Friday, December 21, 2007

Kevin Smith’s Universe

In 1993, Kevin Smith dropped out of film school and amassed a budget of just under $28,000 to film Clerks, a movie that was picked up by Miramax and won awards at the Sundance and Cannes film festivals. Clerks has since earned upwards of $3 million and Smith has gone on to write and direct six more feature length films, including the sequel Clerks 2.

Smith appears in most of his movies as Silent Bob, a character that speaks very little dialogue, often getting just a single line at or near the end of the movie. In Clerks, he tells the main character that he needs to stop looking for a better girlfriend, because the one he has is pretty great, she’s just not perfect. In Chasing Amy, Smith’s third film, Bob actually gets an entire monologue in which he tells the main character that he was wrong to reject his girlfriend to whom he felt sexually inferior because she had so much more experience than he did. This is a recurring theme in Smith’s movies, and he claims this is a recurring theme in his personal life.

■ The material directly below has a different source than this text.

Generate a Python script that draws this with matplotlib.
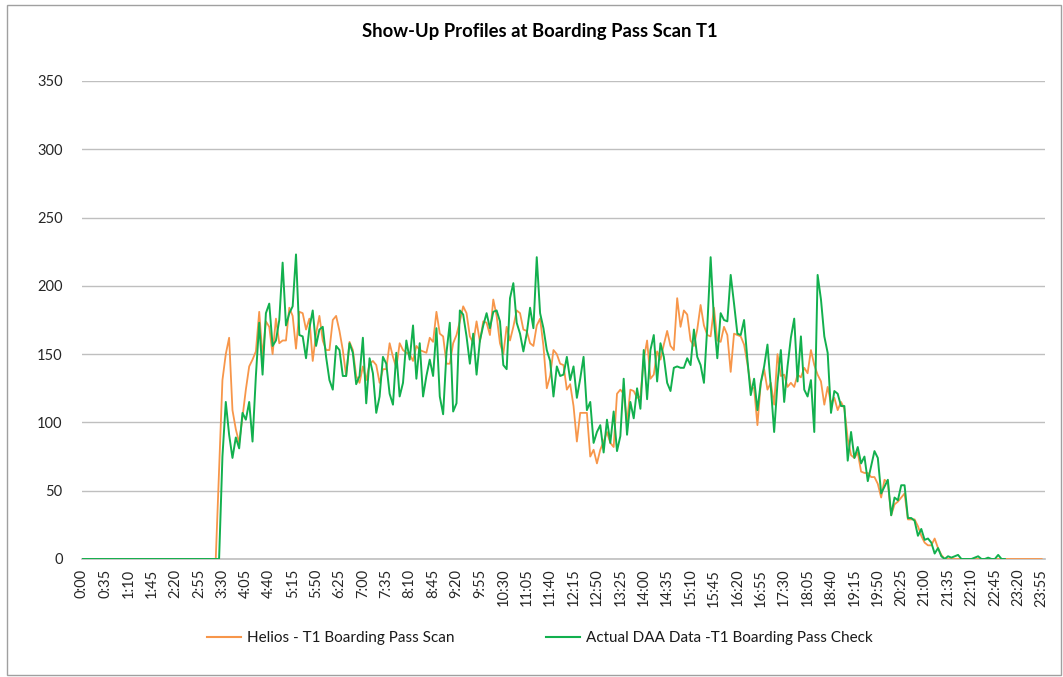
import numpy as np
import matplotlib
matplotlib.use("Agg")
import matplotlib.pyplot as plt
from matplotlib.patches import Rectangle
from matplotlib.lines import Line2D

# ---- data (5-minute intervals, 0:00 .. 23:55) ----
helios_active = [  # index 40 .. 257
    0, 65, 131, 150, 162, 109, 95, 85, 104, 124,
    141, 146, 152, 181, 148, 174, 170, 150, 176, 158,
    160, 160, 184, 178, 154, 181, 180, 168, 176, 145,
    165, 178, 160, 153, 153, 175, 178, 167, 153, 134,
    159, 153, 134, 129, 141, 131, 143, 145, 142, 129,
    139, 139, 158, 148, 140, 158, 153, 151, 150, 145,
    156, 153, 152, 151, 162, 159, 181, 165, 163, 143,
    143, 158, 164, 174, 185, 180, 163, 158, 174, 159,
    174, 173, 164, 190, 178, 158, 150, 170, 160, 170,
    182, 180, 168, 167, 158, 156, 171, 176, 156, 125,
    134, 153, 150, 143, 142, 124, 128, 112, 86, 107,
    107, 107, 75, 80, 70, 80, 86, 93, 85, 82,
    121, 124, 121, 100, 124, 123, 118, 119, 146, 160,
    132, 135, 152, 146, 157, 167, 156, 153, 191, 170,
    182, 179, 160, 156, 168, 186, 171, 164, 163, 184,
    160, 159, 170, 164, 137, 165, 164, 163, 157, 143,
    126, 125, 98, 129, 139, 124, 129, 113, 150, 134,
    135, 126, 129, 126, 135, 133, 140, 136, 153, 142,
    135, 130, 113, 126, 114, 118, 109, 115, 110, 88,
    76, 74, 78, 64, 63, 63, 60, 60, 55, 45,
    58, 56, 32, 40, 42, 45, 48, 29, 29, 29,
    24, 17, 12, 10, 10, 15, 8, 3,
]
actual_active = [  # index 42 .. 276
    75, 115, 91, 74, 89, 81, 107, 102,
    115, 86, 134, 173, 135, 180, 187, 156, 160, 175,
    217, 171, 180, 185, 223, 164, 163, 147, 169, 182,
    156, 168, 170, 148, 131, 124, 156, 153, 134, 134,
    158, 151, 128, 134, 162, 114, 147, 136, 107, 119,
    148, 143, 121, 113, 151, 119, 129, 160, 146, 171,
    132, 158, 119, 134, 146, 134, 169, 119, 106, 151,
    173, 108, 114, 182, 179, 163, 143, 165, 135, 160,
    171, 180, 169, 181, 182, 174, 142, 139, 191, 202,
    173, 165, 152, 165, 184, 169, 221, 180, 169, 153,
    145, 119, 141, 134, 135, 148, 131, 141, 118, 132,
    148, 109, 115, 85, 93, 98, 78, 102, 85, 108,
    79, 90, 132, 91, 115, 103, 125, 110, 153, 117,
    153, 164, 130, 158, 148, 129, 123, 140, 141, 140,
    140, 147, 142, 168, 148, 142, 129, 170, 221, 175,
    147, 180, 175, 174, 208, 187, 165, 164, 175, 146,
    120, 132, 109, 129, 141, 157, 126, 93, 129, 153,
    115, 141, 162, 176, 130, 163, 124, 119, 131, 93,
    208, 190, 163, 151, 107, 123, 121, 112, 112, 72,
    93, 74, 82, 70, 75, 57, 68, 79, 74, 48,
    53, 58, 32, 45, 43, 54, 54, 30, 30, 28,
    17, 22, 14, 15, 12, 4, 8, 2, 0, 2,
    1, 2, 3, 0, 0, 0, 0, 1, 2, 0,
    0, 1, 0, 0, 3, 0, 0,
]

n_slots = 288
times = [f"{(5 * k) // 60}:{(5 * k) % 60:02d}" for k in range(n_slots)]
helios = [0] * 40 + helios_active + [0] * (n_slots - 40 - len(helios_active))
actual = [0] * 42 + actual_active + [np.nan] * (n_slots - 42 - len(actual_active))

series_names = ["Helios - T1 Boarding Pass Scan",
                "Actual DAA Data -T1 Boarding Pass Check"]
title = "Show-Up Profiles at Boarding Pass Scan T1"

# ---- figure ----
W, H = 1063, 677
fig = plt.figure(figsize=(W / 100, H / 100), dpi=100)
plt.rcParams['font.family'] = ['Lato', 'DejaVu Sans']

# chart border
fig.patches.append(Rectangle((7 / W, 2 / H), (1061 - 7) / W, (672 - 2) / H,
                             transform=fig.transFigure, fill=False,
                             edgecolor='#a0a0a0', linewidth=1.0))

left, right, top, bottom = 82, 1045, 81, 559
ax = fig.add_axes([left / W, 1 - bottom / H, (right - left) / W, (bottom - top) / H])

x = np.arange(n_slots)
orange = '#F7964A'
green = '#12B04E'
ax.plot(x, helios, color=orange, lw=1.3, label=series_names[0], zorder=3)
ax.plot(x, actual, color=green, lw=1.4, label=series_names[1], zorder=4)

ax.set_xlim(0, 288)
ax.set_ylim(0, 350)
ax.set_yticks(np.arange(0, 351, 50))
ax.grid(axis='y', color='#bfbfbf', linewidth=1.0)
ax.set_axisbelow(True)
for s in ['top', 'right', 'left']:
    ax.spines[s].set_visible(False)
ax.spines['bottom'].set_color('#bfbfbf')
ax.spines['bottom'].set_linewidth(1.2)

tick_idx = list(range(0, n_slots, 7))
ax.set_xticks(tick_idx)
ax.set_xticklabels([times[k] for k in tick_idx], rotation=90, fontsize=10.5, color='#262626')
ax.tick_params(axis='x', length=0, pad=7)
ax.tick_params(axis='y', length=0, pad=14, labelsize=10.5, labelcolor='#262626')

fig.text(0.508, 1 - 31 / H, title, ha='center', va='center', fontsize=13.3,
         fontweight='bold', color='#000000')

handles = [Line2D([], [], color=orange, lw=1.5), Line2D([], [], color=green, lw=1.5)]
fig.legend(handles, series_names, loc='center', bbox_to_anchor=(0.508, 1 - 638 / H),
           ncol=2, frameon=False, fontsize=11, handlelength=2.2, handletextpad=0.4,
           columnspacing=6.0, labelcolor='#1a1a1a')

fig.savefig('out.png', dpi=100, facecolor='white')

He is married to Jennifer Schwalbach-Smith, whom he met in 1997 when she was interviewing him for a column in USA Today. Most of the time when he mentions her, he points out how lucky he is to have a hot wife, since he feels he is mediocre looking and overweight. While I’m sure he thinks he is being complimentary and grateful, I think it shows how he still isn’t over the issues he had in his teens and twenties feeling inferior to women. In fact, he has said that Chasing Amy’s plot was taken from his real life relationship with Joey Lauren Adams, his then girlfriend and movie’s female lead. He was jealous that she had traveled to Bali and wondered how she could find him interesting after having had an experience like that. Despite his tremendous success in Hollywood, he still wonders, or claims to wonder how his wife puts up with him.

There are other themes in Smith’s work that reflect his personal life. Religion took center stage in his fourth film, Dogma. In it, two angels that God previously banished from Heaven find a loophole that will allow them to return to Heaven. The movie examines what would happen if they were successful, since that would prove God wrong, and how a cast of characters from Heaven, Hell and Earth all conspire to either help or hinder the pair. Smith was raised Catholic and still professes to belong to the Church. Many of his views diverge from the Church’s teachings though, and he explores that in Dogma. The main thing I took from the movie was that personal faith and the established religions of today don’t always mesh well, but that doesn’t mean they can’t both be a part of your life.

Smith’s sixth movie is titled Jersey Girl, as an homage to both his home state of New Jersey and his daughter Harley Quinn Smith. This movie is a change from his previous films in that Silent Bob is not in it and it examines a father’s relationship with his daughter after her mother dies in childbirth. Ben Affleck plays the male lead, and the child’s mother is portrayed by Jennifer Lopez. Backlash against the overexposure of Affleck and Lopez’s relationship caused Smith to significantly reduce Lopez’ screen time in the movie. Affleck’s character struggles with balancing his fatherly duties with his career and eventually meets a new woman played by Liv Tyler.

The fifth and seventh movies that Smith has both written and directed are Jay and Silent Bob Strike Back and Clerks 2. Both movies are basically extended references to the plots, settings and characters of his other films. Jay and Silent Bob tells the story of two slackers who find out someone is going to make a movie out of their lives and isn’t planning on sharing any of the money with them. They embark on a road trip to Hollywood to stop the movie from being made at all. Clerks 2 shows us Dante and Randall, the two main characters from the original movie, about 15 years later. They are still working dead-end jobs in town where they grew up. One of them is about to marry a woman from high school and move to Florida to live in a house her parents will buy them and work for her father. He has unresolved romantic feelings for his boss and is unsure he wants to leave the life he has, despite its shortcomings.

Both of these films examine the potential we all have to sabotage some of the good things we have going for us, and how it can be very difficult to know if something is actually good for us or is just holding us back. Smith even manages to make Randall both a positive and negative force in Dante’s life.

Personally, I am such a fan of Smith’s work because of how funny he manages to be while still examining serious issues. He has said that he thinks dialogue is his strong point, and I agree that most of his dialogue seems authentic. But I would say his willingness to put his own issues on the table and speak about them is what makes people appreciate his films for more than their crude humor or big-name actors. He tells a personal story with each of them, and while the plot points are resolved, he always leaves the door open for a new chapter in the characters’ lives.